Not only is your image visual, but it is also a part of customer perception. Providing customer service that they will remember also leads to a boost in your brand recognition. Think of Chick-fil-A employees who always reply with “My pleasure” to a simple “thank you”.
Your brand encompasses all of these things. It is the feeling people will get when they think of you. It is the tingling of their senses. Think about how your mouth starts to water when you think of a juicy burger and fresh salty fries from In N Out.
Let's look at this another way. Think of your business as a house. When people first arrive, the numbers on the door and the door itself tell them where they are (your logo). When they walk inside, the decor may be luxurious or simple, the colors bright or muted. The look of the room makes it easy to see whether the person should stand by the door, take a seat, or getaway as soon as possible (visual elements). Finally, someone either greets them pleasantly and offers them a seat and something to drink or leaves them standing and turns away, making them feel unwelcome. They either look forward to what is going to happen next or wish they hadn’t visited (your brand).
Communication and Emotion
Company branding is heavily influenced by communication. It is how you and your business make your customers feel and how well you communicate your purpose to them. A few important elements to think about are:
- Social media posts - Are your posts all about sales fishing or do you offer valuable insight into your business? Do your followers feel valued or do they feel it is all about you? Are your posts consistent in their content and visual style?

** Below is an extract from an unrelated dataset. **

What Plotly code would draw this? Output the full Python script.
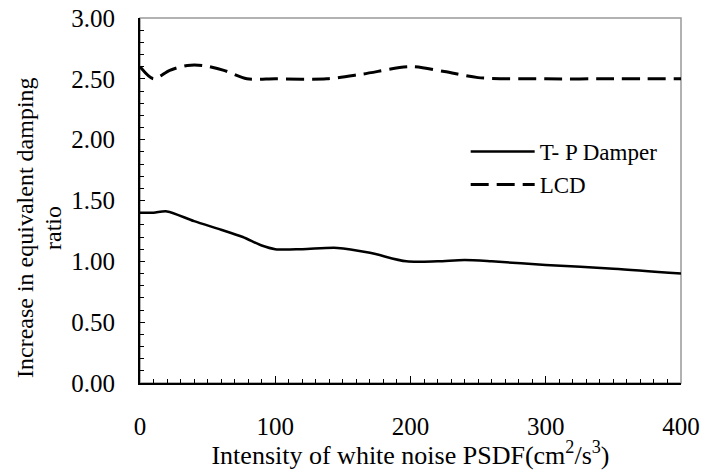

- Calls to action - What do you ask your customers to do? If you are all about giving to the community, do you only ask them to buy, buy, buy? Or do you have a catchphrase that encourages them to follow your example and also give to the community? They don't want your talk to be empty but instead want to see you walking the walk.
- Customer service - How are your phones answered? Do people feel you are willing to take the time to understand their problems? Are people left waiting for long periods of time on hold or faced with a computer that gives them too many choices? How do your customers feel after an interaction with your business?
- Actions of individual employees - Every single employee is a piece of your brand. Does the cleaning staff make sure the environment is clean and healthy? If someone is asked a question, do they take the time to ensure the answer is understood? Attitude is everything.
Every purchase is made based on emotion, even if the emotion is a subconscious one. How your potential customers feel when they hear your name or interact with you will determine whether or not your brand is "working". Company branding must start on the very basic level of conveying a particular emotion.
Take some time to figure out exactly what emotion you are trying to convey with your product or service. Start by creating a simple statement that says "My company is all about______." There is no right or wrong answer. Once you have a set goal in mind, then you can work on visual branding that presents that goal to your customers.